У жены еще до свадьбы был сибирский Барсик -- одноглазый дачный пират, курощатель сцабак любого размера, змей на завтрак и слепышей на обед. Это после стерилизации. До -- его в руки можно было взять только в холщовых рукавицах. Мне по пьяни после корпоратива попалось у подъезда под ноги что-то мявчее, которое я, под влиянием алкодоброты, машинально приютил -- утром, после гугления выяснилось, самец породы "русская голубая" и "что нам с ним делать?". Т.к. "бездок" и в заводчики нам не упало, а соседи не сознались и правов не заявили -- после избавления от мартовских страданий остался жить у нас под именем Маркиз (про имя -- это меня перед фактом поставили, хотя вел он себя как "любой дворовый Васян"). Теща, царствие ей небесное, повозбухала тогда... Но смирилась. Как я потом узнал -- это был хитрый план. Аналогично микрокролику жены, отданому внезапно незнакомым людям, Маркиз был "утерян" на даче подозрительным способом. Правда, опосля скандала с битьем щачла посуды, дома подозрительным способом образовался похожий на медвежонка "одноименный" серый котенок, который вымахал вот в него:
Склонная к классификации жена опосля гугления "нарекла его нибелунгом", Маркиз 2.0 не возражает, орет белугой под любой закрытой дверью.. Я поржал, но смирился. Теща, царствие ей небесное, тоже не возражает.

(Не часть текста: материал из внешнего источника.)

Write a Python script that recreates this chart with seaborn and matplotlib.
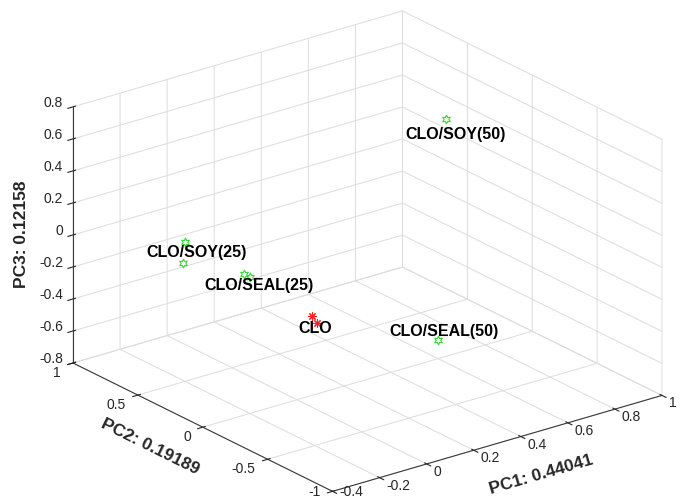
import numpy as np
import matplotlib
matplotlib.use("Agg")
import matplotlib.pyplot as plt
import seaborn as sns
from matplotlib.transforms import offset_copy
from mpl_toolkits.mplot3d import proj3d

# PCA scores of the oil blends (two replicates for some samples)
sample = ["CLO", "CLO", "CLO/SEAL(25)", "CLO/SEAL(25)",
          "CLO/SOY(25)", "CLO/SOY(25)", "CLO/SOY(50)", "CLO/SEAL(50)"]
pc1 = [0.00, 0.01, -0.12, -0.10, -0.19, -0.19, 0.72, 0.44]
pc2 = [-0.12, -0.14, 0.19, 0.18, 0.52, 0.53, 0.16, -0.29]
pc3 = [-0.23, -0.27, -0.04, -0.06, 0.06, -0.075, 0.58, -0.50]

# explained variance shown in the axis titles
explained = {"PC1": 0.44041, "PC2": 0.19189, "PC3": 0.12158}

# axis ticks
xticks = [-0.4, -0.2, 0, 0.2, 0.4, 0.6, 0.8, 1]
yticks = [-1, -0.5, 0, 0.5, 1]
zticks = [-0.8, -0.6, -0.4, -0.2, 0, 0.2, 0.4, 0.6, 0.8]

XLIM, YLIM, ZLIM = (-0.4, 1), (-1, 1), (-0.8, 0.8)

sns.set_theme(style="white")
plt.rcParams.update({
    "font.family": ["Liberation Sans", "DejaVu Sans"],
    "axes.unicode_minus": False,
    "grid.color": "#dcdcdc",
    "grid.linewidth": 0.7,
    "axes.edgecolor": "#3a3a3a",
    "axes.linewidth": 0.8,
    "xtick.major.width": 0.8,
    "ytick.major.width": 0.8,
    "xtick.color": "#262626",
    "ytick.color": "#262626",
})
TICK_COLOR = "#262626"

W, H = 680, 498
fig = plt.figure(figsize=(W / 100, H / 100), dpi=100)
ax = fig.add_axes([0, 0, 1, 1], projection="3d", proj_type="ortho")
ax.view_init(elev=22.3, azim=-127.5)
ax.set_box_aspect((1.5, 1.54, 1.0))

ax.set_xlim(*XLIM)
ax.set_ylim(*YLIM)
ax.set_zlim(*ZLIM)
ax.set_xticks(xticks)
ax.set_yticks(yticks)
ax.set_zticks(zticks)
ax.set_xticklabels([])
ax.set_yticklabels([])
ax.set_zticklabels([])

for axis in (ax.xaxis, ax.yaxis, ax.zaxis):
    axis.set_pane_color((1, 1, 1, 0))
    axis.pane.set_edgecolor("#dcdcdc")
    axis.line.set_color("#3a3a3a")

green = sns.color_palette(["#33dd33"])[0]
red = sns.color_palette(["#ff2020"])[0]
for name in dict.fromkeys(sample):
    idx = [i for i, s in enumerate(sample) if s == name]
    xs = [pc1[i] for i in idx]
    ys = [pc2[i] for i in idx]
    zs = [pc3[i] for i in idx]
    if name == "CLO":
        ax.plot(xs, ys, zs, ls="none", marker=(8, 2, 0), ms=6,
                mec=red, mew=0.8)
    else:
        ax.plot(xs, ys, zs, ls="none", marker=(6, 1, 0), ms=6.5,
                mfc="none", mec=green, mew=0.8)

# fit the plot cube into the figure
fig.canvas.draw()
M = ax.get_proj()


def project(x, y, z):
    px, py, _ = proj3d.proj_transform(np.atleast_1d(x), np.atleast_1d(y),
                                      np.atleast_1d(z), M)
    return np.column_stack([px, py])


corner_xy = project([XLIM[0], XLIM[1]], [YLIM[1], YLIM[0]], [ZLIM[0], ZLIM[0]])
pix = ax.transData.transform(corner_xy)
target_left = np.array([73.0, H - 363.0])
target_right = np.array([662.0, H - 393.0])
scale = (target_right[0] - target_left[0]) / (pix[1, 0] - pix[0, 0])
bb = ax.get_position().transformed(fig.transFigure)
c0 = np.array([bb.x0 + bb.width / 2, bb.y0 + bb.height / 2])
side = bb.width * scale
c1 = target_left - scale * (pix[0] - c0)
ax.set_position([(c1[0] - side / 2) / W, (c1[1] - side / 2) / H, side / W, side / H])
fig.canvas.draw()


def shifted(dx, dy):
    return offset_copy(ax.transData, fig=fig, x=dx, y=dy, units="dots")


def label3d(x, y, z, s, dx, dy, min_y=None, **kw):
    (px, py), = project(x, y, z)
    if min_y is not None:
        # keep labels near the bottom edge inside the figure
        y_pix = ax.transData.transform((px, py))[1] + dy
        if y_pix < min_y:
            dy += min_y - y_pix
    ax.text2D(px, py, s, transform=shifted(dx, dy), **kw)


def axis_angle(p0, p1):
    a, b = ax.transData.transform(project(*np.transpose([p0, p1])))
    ang = np.degrees(np.arctan2(b[1] - a[1], b[0] - a[0]))
    if ang > 90:
        ang -= 180
    elif ang < -90:
        ang += 180
    return ang


# tick labels along the three visible axis lines
for t in xticks:
    label3d(t, YLIM[0], ZLIM[0], f"{t:g}", 7, -8, min_y=6, fontsize=10,
            color=TICK_COLOR, ha="left", va="center")
for t in yticks:
    label3d(XLIM[0], t, ZLIM[0], f"{t:g}", -12, -10, min_y=6, fontsize=10,
            color=TICK_COLOR, ha="right", va="center")
for t in zticks:
    label3d(XLIM[0], YLIM[1], t, f"{t:g}", -10, 4, fontsize=10,
            color=TICK_COLOR, ha="right", va="center")

# axis titles, running along their axes
x_ang = axis_angle((XLIM[0], YLIM[0], ZLIM[0]), (XLIM[1], YLIM[0], ZLIM[0]))
y_ang = axis_angle((XLIM[0], YLIM[0], ZLIM[0]), (XLIM[0], YLIM[1], ZLIM[0]))
title_kw = dict(fontsize=12.5, fontweight="bold", ha="center", va="center",
                rotation_mode="anchor")
label3d(np.mean(XLIM), YLIM[0], ZLIM[0], f"PC1: {explained['PC1']:.5f}", 44, -31,
        rotation=x_ang, **title_kw)
label3d(XLIM[0], np.mean(YLIM), ZLIM[0], f"PC2: {explained['PC2']:.5f}", -53, -20,
        rotation=y_ang, **title_kw)
label3d(XLIM[0], YLIM[1], np.mean(ZLIM), f"PC3: {explained['PC3']:.5f}", -51, 1,
        rotation=90, **title_kw)

# sample labels, placed next to each group
label_offset = {
    "CLO/SOY(50)": (-40, -15),
    "CLO/SOY(25)": (-38, 0),
    "CLO/SEAL(25)": (-43, -10),
    "CLO": (-17, -9),
    "CLO/SEAL(50)": (-49, 9),
}
for name, (dx, dy) in label_offset.items():
    idx = [i for i, s in enumerate(sample) if s == name]
    mx = np.mean([pc1[i] for i in idx])
    my = np.mean([pc2[i] for i in idx])
    mz = np.mean([pc3[i] for i in idx])
    label3d(mx, my, mz, name, dx, dy, fontsize=11.5, fontweight="bold",
            color="black", ha="left", va="center")

fig.savefig("out.png", dpi=100)
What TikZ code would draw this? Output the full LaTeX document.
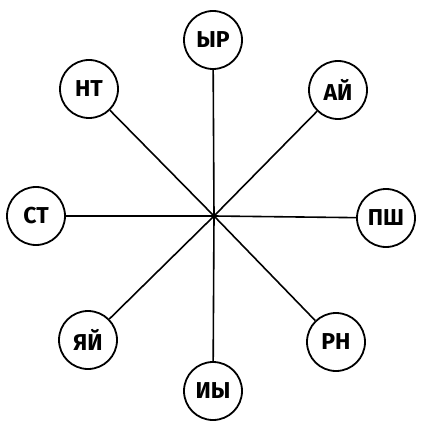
\documentclass[tikz,border=0pt]{standalone}
\usepackage{fontspec}
\setmainfont{Fira Sans}
\begin{document}
\begin{tikzpicture}[x=1pt,y=-1pt,
  term/.style={circle,draw,line width=1.8pt,minimum size=58pt,inner sep=0pt,font=\fontsize{23}{23}\selectfont\bfseries},
  spoke/.style={line width=1.6pt}]
\useasboundingbox (0,0) rectangle (430,435);
\coordinate (c) at (214,216);
\node[term] (yr) at (213,40) {ЫР};
\node[term] (ay) at (338,90) {АЙ};
\node[term] (psh) at (386,218) {ПШ};
\node[term] (rn) at (336,342) {РН};
\node[term] (iy) at (213,391) {ИЫ};
\node[term] (yay) at (88,340) {ЯЙ};
\node[term] (st) at (36,216) {СТ};
\node[term] (nt) at (89,89) {НТ};
\foreach \n in {yr,ay,psh,rn,iy,yay,st,nt} \draw[spoke] (c) -- (\n);
\end{tikzpicture}
\end{document}
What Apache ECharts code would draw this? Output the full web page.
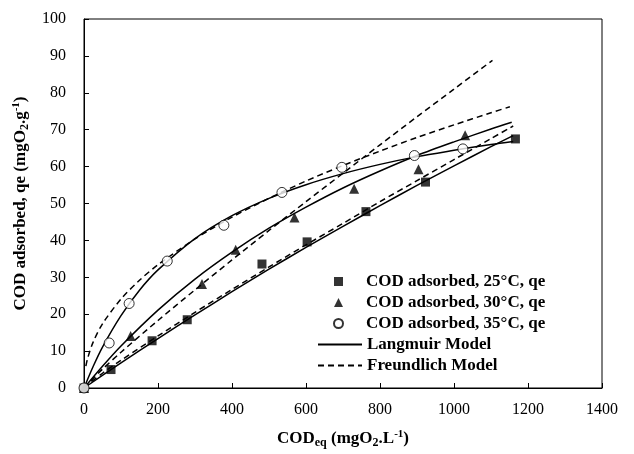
<!DOCTYPE html>
<html>
<head>
<meta charset="utf-8">
<script src="https://cdn.jsdelivr.net/npm/echarts@6/dist/echarts.min.js"></script>
<style>
  html, body { margin: 0; padding: 0; background: #fff; }
  #chart { width: 634px; height: 454px; }
</style>
</head>
<body>
<div id="chart"></div>
<script>
// measured points
const cod25X = [0, 73, 184, 279, 481, 603, 762, 923, 1166];
const cod25Y = [0, 5.0, 12.8, 18.5, 33.6, 39.6, 47.8, 55.8, 67.5];
const cod30X = [0, 126, 319, 410, 569, 730, 904, 1030];
const cod30Y = [0, 14.1, 28.2, 37.5, 46.2, 54.0, 59.3, 68.5];
const cod35X = [0, 68, 122, 225, 378, 535, 697, 893, 1024];
const cod35Y = [0, 12.2, 22.9, 34.4, 44.1, 53.0, 59.8, 63.0, 64.8];

// model curves
const lang25X = [0, 100, 200, 300, 400, 500, 600, 700, 800, 900, 1000, 1100, 1160];
const lang25Y = [0, 6.8, 13.4, 19.8, 26.1, 32.2, 38.1, 43.8, 49.4, 54.9, 60.2, 65.4, 68.4];
const frd25X = [0, 10, 50, 100, 200, 300, 400, 500, 600, 700, 800, 900, 1000, 1100, 1160];
const frd25Y = [0, 0.9, 4.0, 7.5, 14.1, 20.5, 26.7, 32.8, 38.8, 44.6, 50.5, 56.2, 61.9, 67.6, 71.0];
const lang30X = [0, 50, 100, 200, 300, 400, 500, 600, 700, 800, 900, 1000, 1100, 1156];
const lang30Y = [0, 5.9, 11.4, 21.1, 29.5, 36.8, 43.3, 49.0, 54.2, 58.8, 63.0, 66.7, 70.2, 72.0];
const frd30X = [0, 50, 100, 200, 300, 400, 500, 600, 700, 800, 900, 1000, 1104];
const frd30Y = [0, 5.1, 9.7, 18.3, 26.6, 34.7, 42.7, 50.5, 58.2, 65.9, 73.5, 81.0, 88.8];
const lang35X = [0, 25, 50, 100, 150, 200, 300, 400, 500, 600, 700, 800, 900, 1000, 1100, 1160];
const lang35Y = [0, 5.9, 11.1, 19.6, 26.5, 32.0, 40.5, 46.7, 51.4, 55.1, 58.1, 60.6, 62.7, 64.4, 66.0, 66.8];
const frd35X = [5, 10, 25, 50, 100, 150, 200, 300, 400, 500, 600, 700, 800, 900, 1000, 1100, 1151];
const frd35Y = [5.9, 8.1, 12.5, 17.4, 24.1, 29.2, 33.4, 40.4, 46.3, 51.4, 56.1, 60.3, 64.2, 67.9, 71.3, 74.6, 76.2];

const pointNames = ["COD adsorbed, 25°C, qe", "COD adsorbed, 30°C, qe", "COD adsorbed, 35°C, qe"];
const modelNames = ["Langmuir Model", "Freundlich Model"];

const font = "'Liberation Serif', 'Times New Roman', serif";
const pairs = (xs, ys) => xs.map((x, i) => [x, ys[i]]);

function modelLine(name, xs, ys, dashed) {
    return {
        type: "line", name: name, data: pairs(xs, ys),
        smooth: 0.3, symbol: "none", z: 2,
        lineStyle: {color: "#000", width: 1.5, type: dashed ? [6, 4] : "solid"},
        // transparent so the legend shows only the line
        itemStyle: {color: "rgba(0,0,0,0)", borderWidth: 0}
    };
}

const chart = echarts.init(document.getElementById("chart"), null, {renderer: "canvas"});

const subRich = {
    b: {fontFamily: font, fontWeight: "bold", fontSize: 17, color: "#000", lineHeight: 20},
    sub: {fontFamily: font, fontWeight: "bold", fontSize: 12, color: "#000", lineHeight: 11, verticalAlign: "bottom"},
    sup: {fontFamily: font, fontWeight: "bold", fontSize: 11, color: "#000", lineHeight: 11, verticalAlign: "top"}
};
const legendText = {fontFamily: font, fontWeight: "bold", fontSize: 17, color: "#000", lineHeight: 21};

chart.setOption({
    animation: false,
    backgroundColor: "#fff",
    grid: {left: 84, right: 32, top: 19, bottom: 63, show: true, borderColor: "#000", borderWidth: 1, backgroundColor: "transparent"},
    legend: [
        {
            data: pointNames, orient: "vertical", left: 333, top: 271, padding: 0,
            itemWidth: 9, itemHeight: 9, itemGap: 0, selectedMode: false,
            textStyle: Object.assign({padding: [0, 0, 0, 18]}, legendText)
        },
        {
            data: modelNames, orient: "vertical", left: 317, top: 334, padding: 0,
            itemWidth: 44, itemHeight: 9, itemGap: 0, selectedMode: false,
            textStyle: legendText
        }
    ],
    xAxis: {
        type: "value", min: 0, max: 1400, interval: 200,
        name: "{b|COD}{sub|eq}{b| (mgO}{sub|2}{b|.L}{sup|-1}{b|)}",
        nameLocation: "middle", nameGap: 41,
        nameTextStyle: {rich: subRich},
        axisLine: {lineStyle: {color: "#000", width: 1}},
        axisTick: {inside: true, length: 5, lineStyle: {color: "#000"}},
        axisLabel: {fontFamily: font, fontSize: 16, color: "#000", margin: 14, formatter: v => String(v)},
        splitLine: {show: false}
    },
    yAxis: {
        type: "value", min: 0, max: 100, interval: 10,
        name: "{b|COD adsorbed, qe (mgO}{sub|2}{b|.g}{sup|-1}{b|)}",
        nameLocation: "middle", nameGap: 50, nameRotate: 90,
        nameTextStyle: {rich: subRich},
        axisLine: {lineStyle: {color: "#000", width: 1}},
        axisTick: {inside: true, length: 5, lineStyle: {color: "#000"}},
        axisLabel: {fontFamily: font, fontSize: 16, color: "#000", margin: 18},
        splitLine: {show: false}
    },
    series: [
        {type: "scatter", name: pointNames[0], data: pairs(cod25X, cod25Y), symbol: "rect", symbolSize: 9, z: 5,
            itemStyle: {color: "#000"}},
        {type: "scatter", name: pointNames[1], data: pairs(cod30X, cod30Y), symbol: "triangle", symbolSize: 10, z: 5,
            itemStyle: {color: "#000"}},
        {type: "scatter", name: pointNames[2], data: pairs(cod35X, cod35Y), symbol: "circle", symbolSize: 10, z: 5,
            itemStyle: {color: "#fff", borderColor: "#000", borderWidth: 1}},
        modelLine(modelNames[0], lang25X, lang25Y, false),
        modelLine(modelNames[0], lang30X, lang30Y, false),
        modelLine(modelNames[0], lang35X, lang35Y, false),
        modelLine(modelNames[1], frd25X, frd25Y, true),
        modelLine(modelNames[1], frd30X, frd30Y, true),
        modelLine(modelNames[1], frd35X, frd35Y, true)
    ]
});
</script>
</body>
</html>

Долго ли коротко ли, прогуливались мы как-то по утру по маршруту продмаг и обратно, возле аптеки на крыльце сидело нечто лопоухое, трехцветное, размером с две ладошки. Сказал жене строго "Света, она наверное аптечная, ее кормят, все норм". Моросил легкий дождик, звучало не убедительно. Я впал в предчувствия. Вернулся я после работы... И был поставлен перед фактом.
Звать Муся. Как подобрашка, любит повеселиться, особенно пожрать (в момент постановки факта, была портативнее, а вот ухи были... как щас). Хотя, пребывая в алкодепрессии как в комиксе "Но как же...", переименовал ее в Муху, не осознавая всего свалившегося прямо на дом щастья, даже без всякой алкодоброты: мне тогда предстояло тащить этого которебенка по ветеринарам, разбираться, зачем ей сожгли ухо зеленкой, убеждатсья, что первый поход в платную клинику -- не гарантия выявления лишая ("потертости" у М. в подмышке и за другим ухом обнаружились при подробном визуальном осмотре), и готовиться обкалывать намечающееся котостадо профилактическими уколами, после повторного посещения платной клиники, применяя конвейерное домашнее насилие и впадая в алкопохуизм. Но. Мурчит Муся сразу -- даже в руках ветеринаров мурчала до самой процедуры почистки ухов, оказав в процессе бессмысленное и беспощадное котячье сопротивление и вызвав возгласы "Где любовь, Муся? Где мур-мур?" А мухой летает по квартире... за мухой. "Под мухой" из эндорфинов, робко выходя из алкодепрессии, был я, когда родил ей вереницу имен-эпитетов от "котушечка-шпулечка", до "муша-мухося", "у Муси уси, у Муши уши". Мурлыкатель у нее будь-здоров -- особенно когда утром создает топот котов и внезапно укладывается под бок, вызывая парадоксальный игнор будильника.
Ну и... кто бы сомневался. "Упс... мы снова сделали это!" Я, как уже вошло в традицию, оказался перед фактом. Внезапно:
По оперативной легенде британ-подобран, звать Мартин. Иногда Борман. Чаще Лютер, когда не Кинг. Ест все, любит детей. Характер сложный. Любит мыть моск Мусе (до избавления от мартовских страданий, проходу ей не давал, представляя собой душераздирающее зрелище: жеребец велосипеда, истлевший от спермотоксикоза, орущий басом) Муся, как женщина, делает вид, флиртует, терпит и "кидает". Сам он ведет себя парадоксально: постоянно оценивает угрозу, если кажется, что угрожают, делает кувырок через плечо в нижнюю стойку. Когти на передних лапах потрачены в борьбе с прежними хозяевами-живодерами, которые очевидно нарушили все правила содержания -- "играли руками", применяя немотивированное с т.з. кота домашнее насилие, да и жизнь дворового васяна для... по мнению жены, британского джентльмена не проходит даром. Т.е. сэр Мартин кусается как скотина, если ему показалось, что "уже долго меня гладишь ты уходи". При этом склонен просить прощения, играя со спиной в барашку, но берегов не видит совершенно -- жеппа поднял, место потерял, "давно лежу тут я, проходи прохожий, эй".